GitLab | Senior Technical Writer

Greetings GitLab! My name is Bud. I’m a technical writer and instructional content producer. I’m throwing my name into the hat for your senior technical writer role, because GitLab is a company that gives a damn! About access, openness, and that anyone and everyone can contribute.

Watch my video cover letter below to learn why I give a damn about these things too!

Resume

Technical writer and content developer with a working knowledge of docs-as-code on remote dev environments

Video Cover Letter

I filmed my cover letter, because I wanted to show you why I’m a top candidate, but also who I am as a person.

Application Questions and Writing Sample

My team and I recently created this reference topic on QA automation scripts for a few of our email campaigns.

Application Questions & Writing Sample

Do you have experience using Git through the command line and treating docs-as-code?

Yes.

Please tell us about your experience with Git and docs as code. You can enter "NA" if you don't have experience in this area.

I first started working with Git on the command line in 2020 while enrolled in a frontend development and React JS certification (https://github.com/budsimpson). I remember quickly falling in love with the simplicity and immediacy of working on the command line. I was tethered to my computer’s “brains,” and I felt like Matthew Broderick’s character, David Lightman, from the movie War Games. Besides, what 90s kid wouldn’t be snake-charmed by a terminal window chock full of monospace? Since that first experience with Git on the command line, I have built several client websites using plain text editors like VS Code, and regularly push commits to remote repos from the command line for work and for personal projects.

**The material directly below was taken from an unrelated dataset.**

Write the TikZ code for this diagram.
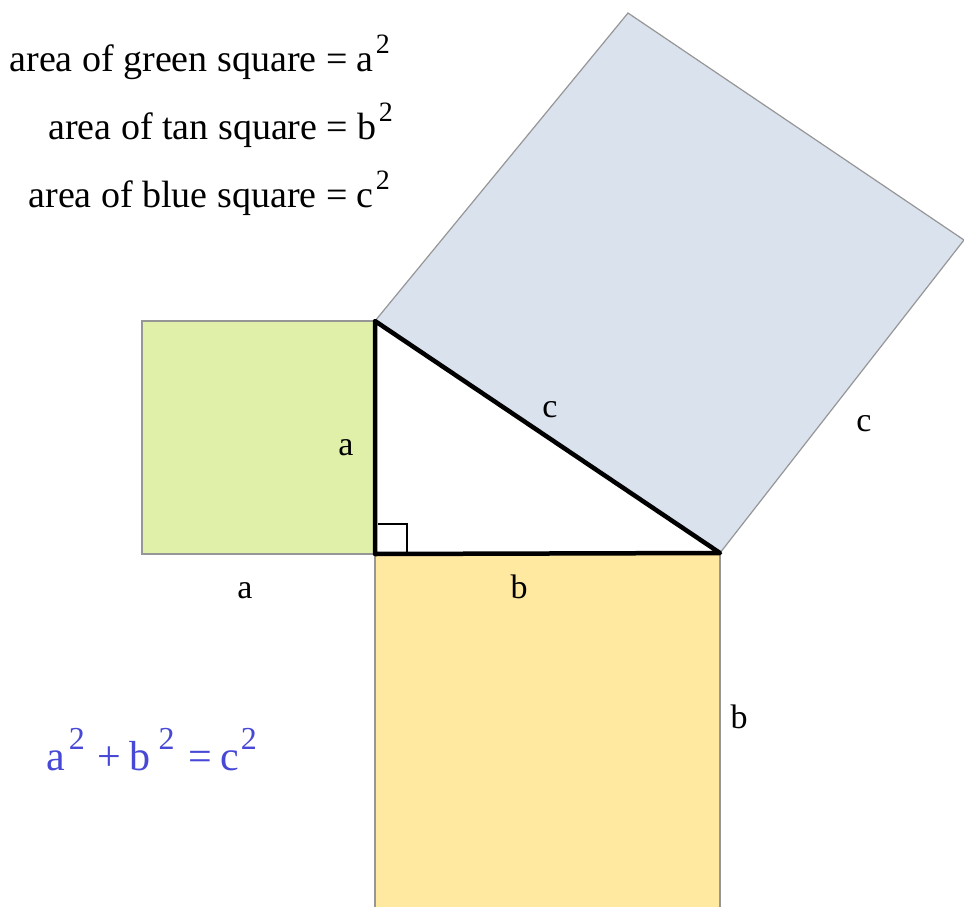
\documentclass[tikz,border=0pt]{standalone}
\usepackage{fontspec}
\setmainfont{Liberation Serif}
\definecolor{greenfill}{RGB}{224,240,168}
\definecolor{tanfill}{RGB}{255,232,160}
\definecolor{bluefill}{RGB}{218,226,238}
\definecolor{edgegray}{RGB}{150,150,150}
\definecolor{formulablue}{RGB}{72,72,214}
\newcommand{\sqr}{\hspace{2pt}\raisebox{0.47em}{\fontsize{28}{32}\selectfont 2}}
\newcommand{\fsqr}{\raisebox{0.5em}{\fontsize{32}{36}\selectfont 2}}
\tikzset{
  sqgreen/.style={fill=greenfill,draw=edgegray,line width=1.2pt},
  sqtan/.style={fill=tanfill,draw=edgegray,line width=1.8pt},
  sqblue/.style={fill=bluefill,draw=edgegray,line width=1.2pt},
  leg/.style={draw=black,line width=4.5pt,line cap=round,line join=round},
  txt/.style={inner sep=0pt,font=\fontsize{38}{44}\selectfont},
  ftxt/.style={inner sep=0pt,font=\fontsize{42}{48}\selectfont},
  lbl/.style={inner sep=0pt,anchor=base,font=\fontsize{34}{40}\selectfont}
}
\begin{document}
\begin{tikzpicture}[x=1pt,y=-1pt]
\useasboundingbox (0,0) rectangle (964,907);
\coordinate (T) at (375,321);
\coordinate (C) at (375,554);
\coordinate (R) at (720,553);
\coordinate (B1) at (628,13);
\coordinate (B2) at (964,240);
\coordinate (G1) at (142,321);
\coordinate (G2) at (142,554);
\coordinate (D1) at (375,912);
\coordinate (D2) at (720,912);
% squares
\begin{scope}
\clip (0,0) rectangle (964,907);
\path[sqblue] (T) -- (B1) -- (B2) -- (R) -- cycle;
\path[sqtan] (C) -- (R) -- (D2) -- (D1) -- cycle;
\end{scope}
\path[sqgreen] (G1) -- (T) -- (C) -- (G2) -- cycle;
% right angle mark
\draw[line width=1.3pt] (C) ++(3,-30) -- ++(29,0) -- ++(0,30);
% triangle
\draw[leg] (T) -- (C) -- (R) -- cycle;
% texts
\node[txt,anchor=base east] (t1) at (390,71) {area of green square = a\sqr};
\node[txt,anchor=base east] (t2) at (393,139) {area of tan square = b\sqr};
\node[txt,anchor=base east] (t3) at (390,207) {area of blue square = c\sqr};
\node[ftxt,anchor=base west,text=formulablue] (f) at (46,770)
  {a\hspace{4pt}\fsqr\hspace{13pt}+\hspace{8pt}b\hspace{8pt}\fsqr\hspace{14pt}=\hspace{8pt}c\hspace{2pt}\fsqr};
% labels
\node[lbl] (la1) at (346,455) {a};
\node[lbl] (la2) at (245,598) {a};
\node[lbl] (lb1) at (519,598) {b};
\node[lbl] (lc1) at (550,417) {c};
\node[lbl] (lc2) at (864,431) {c};
\node[lbl] (lb2) at (739,728) {b};
\end{tikzpicture}
\end{document}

I am also familiar with the docs as code framework. However, I had no idea that it had a name until I read this job posting. It was then that I realized that the framework I have recommended to my colleagues had a name, and was referred to as docs as code. I have advocated for this framework at The Home Depot ever since my interview, and I’m delighted to share that we now have a docs as code pilot and discovery program underway to determine our tooling and Git flow. My team has a massive SharePoint site bursting with static documents, broken links, and outdated material. Part of my responsibility is to rewrite and maintain this documentation and align it to industry standards, like docs as code. I am excited to see the transformational effect that it will have on my team’s ability to find and share critical information.

Can you describe your participation in a major documentation effort?

One of the biggest documentation efforts I’ve participated in is currently underway.

The Personalized Audience Module Unification (PAMU) is a framework for building highly personalized and traceable emails at The Home Depot. The framework is complex, changes constantly, and relies on several tools and applications, each with their own steep learning curve. Developers created the PAMU User Guide—a 76-page Word document—as a training and reference manual for new hires. The manual requires extensive and frequent updates. Knowing this, my team and I opted to transition it to a more scalable and version-controlled format.

The goal is to:

  • - Convert the resource to Markdown and group content into 3-4 topic types

  • - Use Git tools to create initial commits and track peer review changes in a dedicated branch

  • - Push commits to the main branch, automating a publishing job to GitHub Pages or Confluence

Please share one or more writing samples.

My company’s GitHub repo is private, therefore I’ve attached a .MD of the reference topic here. DOWNLOAD WRITING SAMPLE

My team and I recently created this reference topic on QA automation scripts for a few of our email campaigns. These scripts automate time-consuming QA tasks, such as validating links or checking the existence of tracking parameters. All of the scripts referenced here were created and collected by a developer who was reassigned to another department. Therefore, it was critical that we document the scripts, and consolidate them here.

Here’s a gist of our workflow:

The SME for this project is the developer who created the automation scripts. He created a first draft of a Markdown file in PyCharm, which is his text editor of choice. After he completed his first pass, he placed the Markdown file in a README repo in the codebase next to the .py file that houses the automation scripts. The developer then pushed a commit to our team’s main GitHub branch.

After the initial commit, I created a review branch, and completed a pass for clarity, accessibility, and style guide adherence. I also set aside observation time with the developer to see the script in action.

After making my changes, I opened a pull request and invited the QA product manager to review the document. She made a few minor changes, and we updated the pull request.

After we approved the changes, I merged the review branch into the main branch. We used GitHub Pages to house the finished document.

We’re working on several improvements to this workflow, namely publishing and code review automation, as well as integration with an issue tracker.